"Des feux dans ces mots" est une pièce de théâtre créée à partir des témoignages de victime et des récits de témoins, recueillis après l’assassinat de Jonathan, Gabriel, Arié Sandler et de Myriam Monsonego à l'école Ozar Hatorah. "Ce tissage de mots" mis en harmonie a donné naissance à un texte qui sera lu par des comédiens ce mardi 15 mars.
Le 19 mars 2012, à l'école juive Ozar Hatorah située rue Jules Dalou à Toulouse, Mohammed Merah assassinait Jonathan, Gabriel et Arié Sandler et Myriam Monsonego.
En préparation du 10eme anniversaire de cette tragédie, l’association "Militants des Savoirs" a souhaité mettre en œuvre un projet de recherche autour des témoignages des victimes et des récits de témoins. Anciens élèves, parents d’élèves, enseignants, habitants de la rue Jules Dalou. Ce travail scientifique de deux ans mené par Séraphin Alava, enseignant-chercheur à l’Université de Toulouse, et son équipe a été transmis à Gabriel de Richaud. Le dramaturge s’est emparé de ce projet autour du travail de mémoire et du vivre ensemble.

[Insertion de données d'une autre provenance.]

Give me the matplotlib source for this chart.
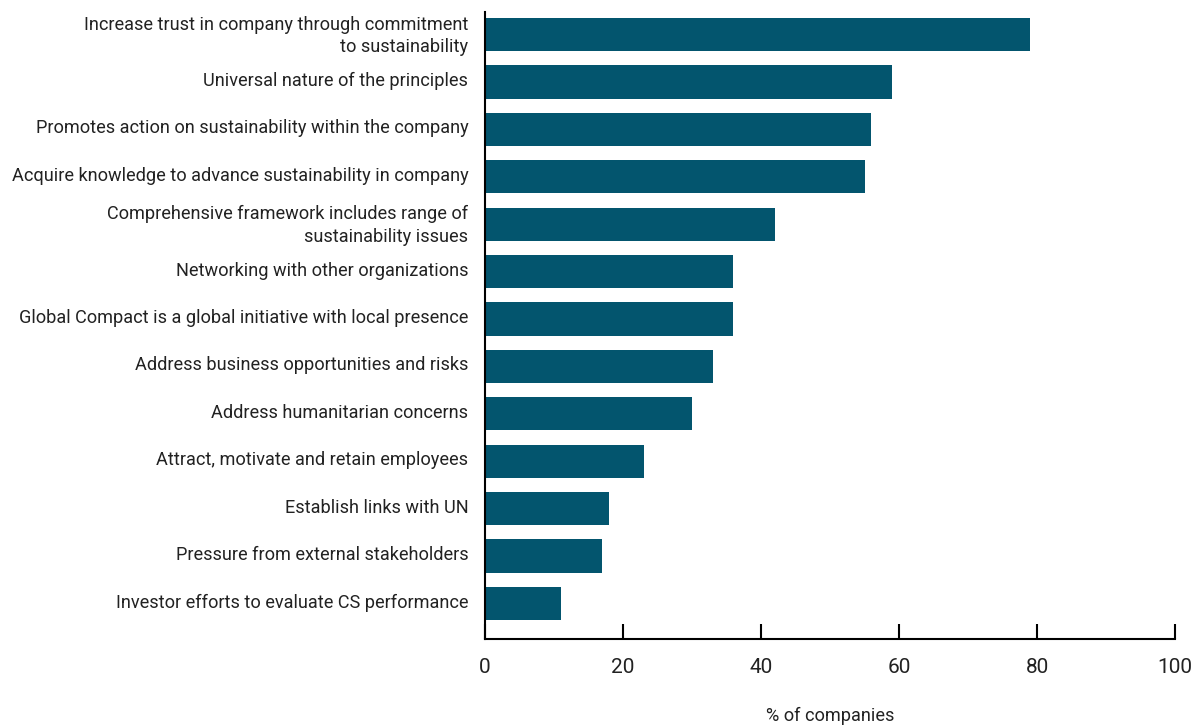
import matplotlib.pyplot as plt
import matplotlib.transforms as mtransforms
import numpy as np

plt.rcParams['font.family'] = ['Roboto', 'DejaVu Sans']

reasons = [
    'Increase trust in company through commitment\nto sustainability',
    'Universal nature of the principles',
    'Promotes action on sustainability within the company',
    'Acquire knowledge to advance sustainability in company',
    'Comprehensive framework includes range of\nsustainability issues',
    'Networking with other organizations',
    'Global Compact is a global initiative with local presence',
    'Address business opportunities and risks',
    'Address humanitarian concerns',
    'Attract, motivate and retain employees',
    'Establish links with UN',
    'Pressure from external stakeholders',
    'Investor efforts to evaluate CS performance',
]
pct = [79, 59, 56, 55, 42, 36, 36, 33, 30, 23, 18, 17, 11]
xticks = [0, 20, 40, 60, 80, 100]

fig = plt.figure(figsize=(11.93, 7.26), dpi=100)
ax = fig.add_axes([0.4065, 0.1198, 0.5785, 0.8637])

y = np.arange(len(reasons))
ax.barh(y, pct, height=0.7, color='#03556e')
ax.set_ylim(len(reasons) - 0.25, -0.475)
ax.set_xlim(0, 100)

ax.set_yticks(y)
ax.set_yticklabels(reasons, fontsize=13.1, color='#222222', linespacing=1.35)
ax.tick_params(axis='y', length=0, pad=12)
# labels sit a touch above the bar centres in the original
shift = mtransforms.ScaledTranslation(0, 0.03, fig.dpi_scale_trans)
for lab in ax.get_yticklabels():
    lab.set_transform(lab.get_transform() + shift)

ax.set_xticks(xticks)
ax.set_xticklabels([str(t) for t in xticks], fontsize=15, color='#222222')
ax.tick_params(axis='x', direction='in', length=11, width=1.5, pad=14)

for s in ['top', 'right']:
    ax.spines[s].set_visible(False)
ax.spines['left'].set_linewidth(1.5)
ax.spines['bottom'].set_linewidth(1.5)

ax.set_xlabel('% of companies', fontsize=13.1, color='#222222', labelpad=21)

fig.savefig('out.png', dpi=100)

La première représentation "Des feux dans ces mots" a lieu ce mardi 15 mars à la cave poésie à 19h30, "une pièce de théâtre interprétée par les 6 comédiens de la compagnie Les Fabuliers. Un texte qui retrace seconde après seconde avec tous les angles de regard, la façon dont les personnes, le grand père Sandler, la tante mais aussi les étudiants qui étaient à l’école, des jeunes de l’école, des parents d’élèves, les voisins… ont vécu ce drame, rue Jules Dalou ce jour de l’attentat de Merah", précise Séraphin Alava. Gabriel de Richaud a réalisé "un tissage de mots" à partir de tout ce qui a été dit par les témoins.

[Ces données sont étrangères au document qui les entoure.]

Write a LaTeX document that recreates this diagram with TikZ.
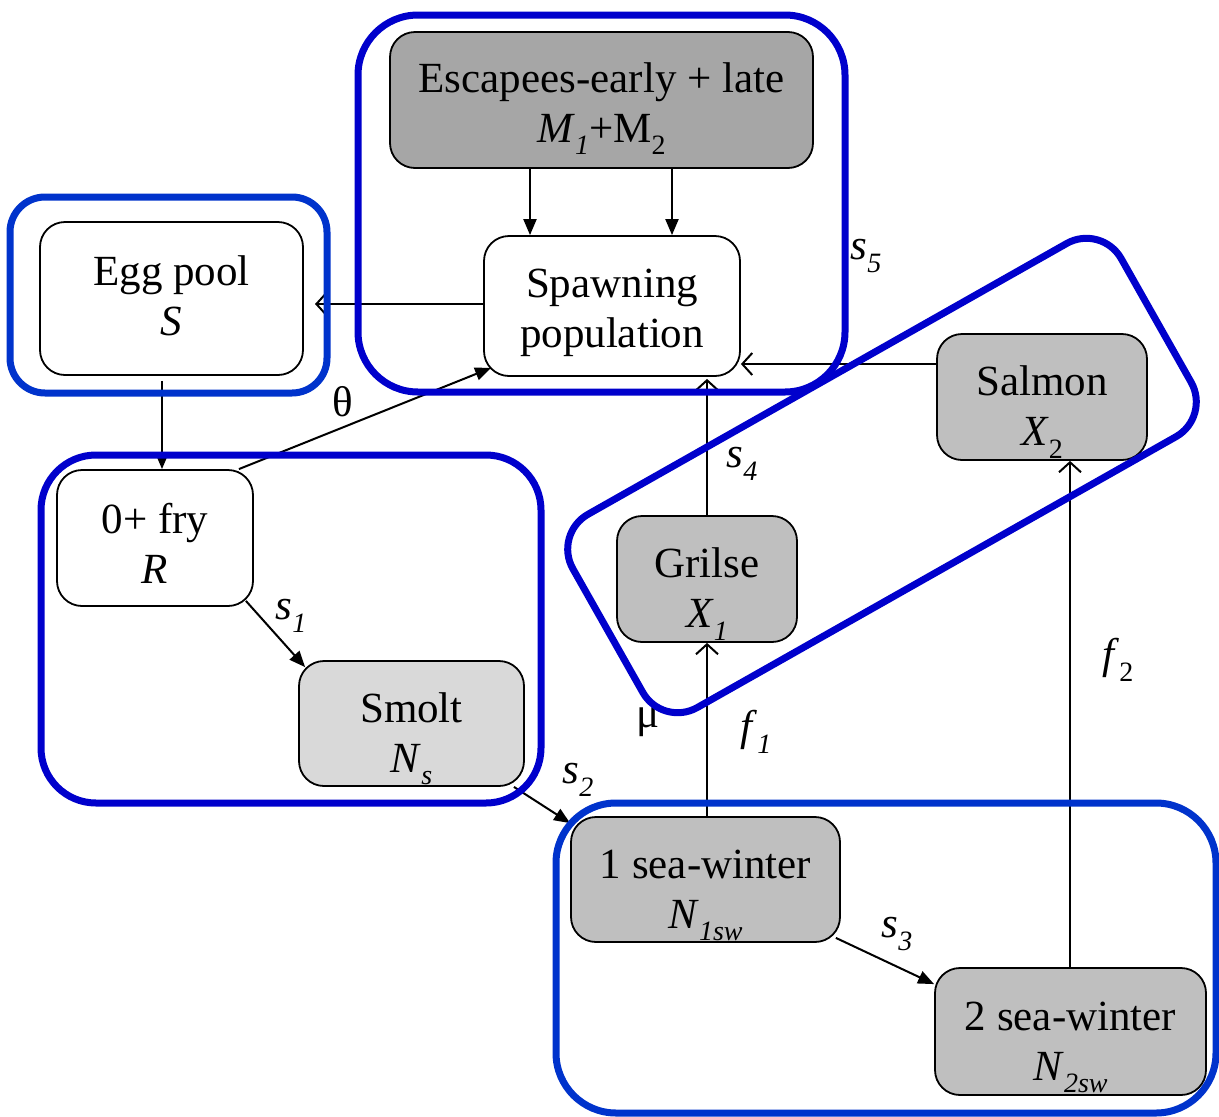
\documentclass[tikz,border=0pt]{standalone}
\usepackage{fontspec}
\setmainfont{Liberation Serif}
\usetikzlibrary{arrows.meta}
\definecolor{blueA}{RGB}{0,0,204}
\definecolor{blueB}{RGB}{0,51,204}
\definecolor{gDark}{RGB}{166,166,166}
\definecolor{gMid}{RGB}{191,191,191}
\definecolor{gLight}{RGB}{217,217,217}
\newcommand{\sbs}[1]{\raisebox{-0.3em}[0pt][0pt]{\fontsize{28}{28}\selectfont #1}}
\newcommand{\twol}[3]{\raisebox{#3}[0pt][0pt]{\begin{tabular}[b]{@{}c@{}}#1\\#2\end{tabular}}}
\begin{document}
\begin{tikzpicture}[x=1pt,y=-1pt,
  box/.style={draw=black, line width=1.8pt, rounded corners=25pt, inner sep=0pt, font=\fontsize{43}{50}\selectfont},
  grp/.style={line width=7pt},
  fillarr/.style={line width=2pt, -{Triangle[length=16pt,width=13pt]}},
  openarr/.style={line width=2pt, -{Straight Barb[length=10pt,width=22pt,line width=2pt]}},
  lbl/.style={font=\fontsize{43}{50}\selectfont, inner sep=0pt}
]
\useasboundingbox (0,0) rectangle (1219,1117);
\fill[white] (0,0) rectangle (1219,1117);

% nodes
\node[box, fill=gDark, minimum width=423pt, minimum height=136pt] (esc) at (601.5,100) {\twol{Escapees-early + late}{\textit{M}\sbs{\textit{1}}+M\sbs{2}}{-42pt}};
\node[box, fill=white, minimum width=256pt, minimum height=140pt] (spawn) at (612,306) {\twol{Spawning}{population}{-41pt}};
\node[box, fill=white, minimum width=263pt, minimum height=153pt] (egg) at (171.5,298.5) {\twol{Egg pool}{\textit{S}}{-36.5pt}};
\node[box, fill=white, minimum width=196pt, minimum height=136pt] (fry) at (155,538) {\twol{0+ fry}{\textit{R}}{-45pt}};
\node[box, fill=gLight, minimum width=225pt, minimum height=125pt] (smolt) at (411.5,723.5) {\twol{Smolt}{\textit{N}\sbs{\textit{s}}}{-48.5pt}};
\node[box, fill=gMid, minimum width=180pt, minimum height=126pt] (grilse) at (707,579) {\twol{Grilse}{\textit{X}\sbs{\textit{1}}}{-48.5pt}};
\node[box, fill=gMid, minimum width=210pt, minimum height=126pt] (salmon) at (1042,397) {\twol{Salmon}{\textit{X}\sbs{2}}{-48.5pt}};
\node[box, fill=gMid, minimum width=269pt, minimum height=125pt] (sw1) at (705.5,879.5) {\twol{1 sea-winter}{\textit{N}\sbs{\textit{1sw}}}{-48.5pt}};
\node[box, fill=gMid, minimum width=271pt, minimum height=127pt] (sw2) at (1070.5,1031.5) {\twol{2 sea-winter}{\textit{N}\sbs{\textit{2sw}}}{-48.5pt}};

% connectors
\draw[fillarr] (esc.south -| 530,0) -- (spawn.north -| 530,0);
\draw[fillarr] (esc.south -| 672,0) -- (spawn.north -| 672,0);
\coordinate (eggin) at (315,304);
\draw[openarr] (spawn.west |- eggin) -- (eggin);
\draw[fillarr] ([yshift=-5pt]egg.south -| 162,0) -- (fry.north -| 162,0);
\draw[fillarr] ([xshift=-15pt]fry.north east) -- ([xshift=8pt,yshift=9pt]spawn.south west);
\draw[fillarr] ([xshift=-8pt,yshift=6pt]fry.south east) -- ([xshift=7pt,yshift=-7pt]smolt.north west);
\draw[fillarr] ([xshift=-11pt]smolt.south east) -- ([yshift=-7pt]sw1.north west);
\draw[fillarr] ([xshift=-5pt,yshift=5pt]sw1.south east) -- ([yshift=-17pt]sw2.north west);
\draw[openarr] (sw1.north -| 707,0) -- (grilse.south -| 707,0);
\draw[openarr] (grilse.north -| 707,0) -- ([yshift=-2pt]spawn.south -| 707,0);
\draw[openarr] (salmon.west |- 0,364) -- (spawn.east |- 0,364);
\draw[openarr] (sw2.north -| 1070,0) -- (salmon.south -| 1070,0);

% labels
\node[lbl] (theta) at (343,402) {θ};
\node[lbl] (l1) at (291,610) {\textit{s}\sbs{\textit{1}}};
\node[lbl] (l2) at (578,774) {\textit{s}\sbs{\textit{2}}};
\node[lbl] (l3) at (897,928) {\textit{s}\sbs{\textit{3}}};
\node[lbl] (l4) at (742,458) {\textit{s}\sbs{\textit{4}}};
\node[lbl] (l5) at (866,250) {\textit{s}\sbs{\textit{5}}};
\node[lbl] (mu) at (648,722) {μ};
\node[lbl] (f1) at (756,730) {\textit{f}\sbs{\textit{1}}};
\node[lbl] (f2) at (1118,658) {\textit{f}\sbs{2}};

% groups
\draw[grp, draw=blueB, rounded corners=35pt] (10,197) rectangle (327,393);
\draw[grp, draw=blueA, rounded corners=60pt] (358,15) rectangle (845,392);
\draw[grp, draw=blueA, rounded corners=55pt] (41,455) rectangle (541,803);
\draw[grp, draw=blueB, rounded corners=60pt] (556,803) rectangle (1216,1113);
\node[grp, draw=blueA, rounded corners=40pt, minimum width=630pt, minimum height=222pt, rotate=29.5, inner sep=0pt] (rot) at (882,475.5) {};
\end{tikzpicture}
\end{document}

"Résilience et vivre ensemble"
Ce travail de longue haleine financé par la région d’Occitanie a donné lieu à un travail artistique théâtral sur le thème de la résilience et du vivre ensemble. Deux ans de travaux pilotés par Séraphin Alava et menés par une équipe constituée de victimologues, sociologues spécialistes de la mémoire qui ont recueilli ces témoignages et récits.

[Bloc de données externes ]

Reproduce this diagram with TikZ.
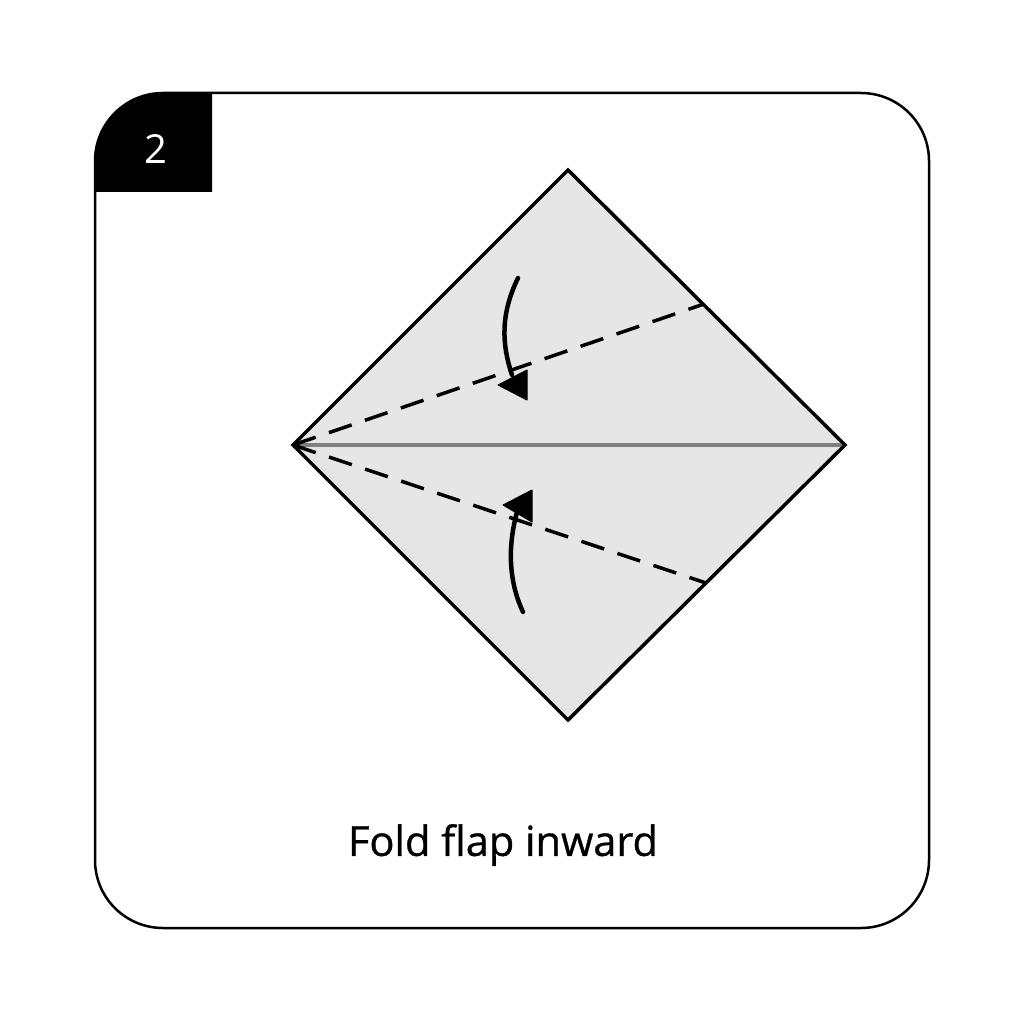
\documentclass[tikz,border=0pt]{standalone}
\usepackage{fontspec}
\setmainfont{Open Sans}
\newfontfamily\capfont{Open Sans}[FakeBold=0.8]
\definecolor{paper}{RGB}{230,230,230}
\definecolor{crease}{RGB}{128,128,128}
\tikzset{
  edgeline/.style={line width=3.5pt, line join=miter},
  valley/.style={line width=3.5pt, dash pattern=on 24pt off 14pt},
  curvearrow/.style={line width=4.5pt, line cap=round},
  headtri/.style={fill=black, draw=black, line width=1pt, line join=round},
}
\begin{document}
\begin{tikzpicture}[x=1pt,y=-1pt]
\useasboundingbox (0,0) rectangle (1024,1024);
% frame
\draw[line width=2.5pt, rounded corners=68pt] (95,93) rectangle (929,928);
% tab
\fill[black] (212,93) -- (163,93) arc[start angle=270, end angle=180, radius=68] -- (95,192) -- (212,192) -- cycle;
\node[text=white, font=\fontsize{40}{42}\selectfont] (num) at (156,149) {2};
% diamond
\coordinate (T) at (568,170);
\coordinate (L) at (293,445);
\coordinate (R) at (845,445);
\coordinate (B) at (568,720);
\fill[paper] (T) -- (R) -- (B) -- (L) -- cycle;
\draw[crease, line width=3.5pt] (L) -- (R);
\coordinate (UE) at (704,304);
\coordinate (LE) at (706,583);
\draw[valley] (L) -- (UE);
\draw[valley] (L) -- (LE);
\draw[edgeline] (T) -- (R) -- (B) -- (L) -- cycle;
% upper arrow
\draw[curvearrow] (518,278) .. controls (500,315) and (502,345) .. (512,375);
\filldraw[headtri] (498,385) -- (527,370) -- (527,400) -- cycle;
% lower arrow
\draw[curvearrow] (523,612) .. controls (508,580) and (508,545) .. (517,512);
\filldraw[headtri] (503,505) -- (532,490) -- (532,522) -- cycle;
% caption
\node[font=\capfont\fontsize{41.5}{44}\selectfont] (cap) at (503,845) {Fold flap inward};
\end{tikzpicture}
\end{document}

Tout a débuté par un travail d’archivages des documents écrits, radio et vidéo qui ont fourni une information exhaustive sur l’attentat en lui-même, puis sur la période des procès en première instance et appel. Ce travail a permis d’identifier les victimes et témoins, entendus par une équipe de chercheurs.
"C’est toujours très difficile de recueillir ces témoignages, face à un attentat c’est une souffrance extrême. Il y a d’abord du mutisme par la violence des faits, c’est indicible et puis il y a les mots qui viennent. Les mots encore porteurs de souffrance, des feux qui sont à l’intérieur de ces mots. Donc il faut le temps du dialogue pour que la personne se mette à parler, et remette ainsi en action toute l’émotion. Cela permet d’apprivoiser la souffrance qui est là, la rendre plus sociable, plus partageable et aider à faire cette démarche de résilience", explique le professeur Avala.
"C'est une façon de montrer que l'humanité n'est pas assassinée"
Selon lui, 10 ans après les attentats, "il est temps d’engager le dialogue, d’écouter, d’échanger. Renvoyer à l’humanité à partir de ces éléments horribles. L’amie de Myriam par exemple quand elle témoigne, elle la ramène à son enfance, comment elle était. Quand une personne adulte parle de sa peur sur le moment et renvoie à cette humanité, c’est une façon de montrer que l’humanité n’est pas assassinée dans ces attentats, qu’elle est bien présente".
Le deuxième objectif de Séraphin Alava est "de montrer qu’un travail scientifique n’est pas seulement fait pour théoriser, c’est aussi un moyen d’accompagner cette activité de résilience individuelle et sociale". Redonner ainsi la place aux mots qui invitent à la compassion et à comprendre ce qu’il s’est passé. Après Toulouse, la pièce de théâtre "Des Feux dans ces mots" sera jouée à Paris puis Bruxelles. L’objectif de ce projet est "de créer des outils culturels au service d’une action citoyenne".
En octobre prochain, le texte sera présenté aux élèves des lycées d’Occitanie en présence de certains témoins.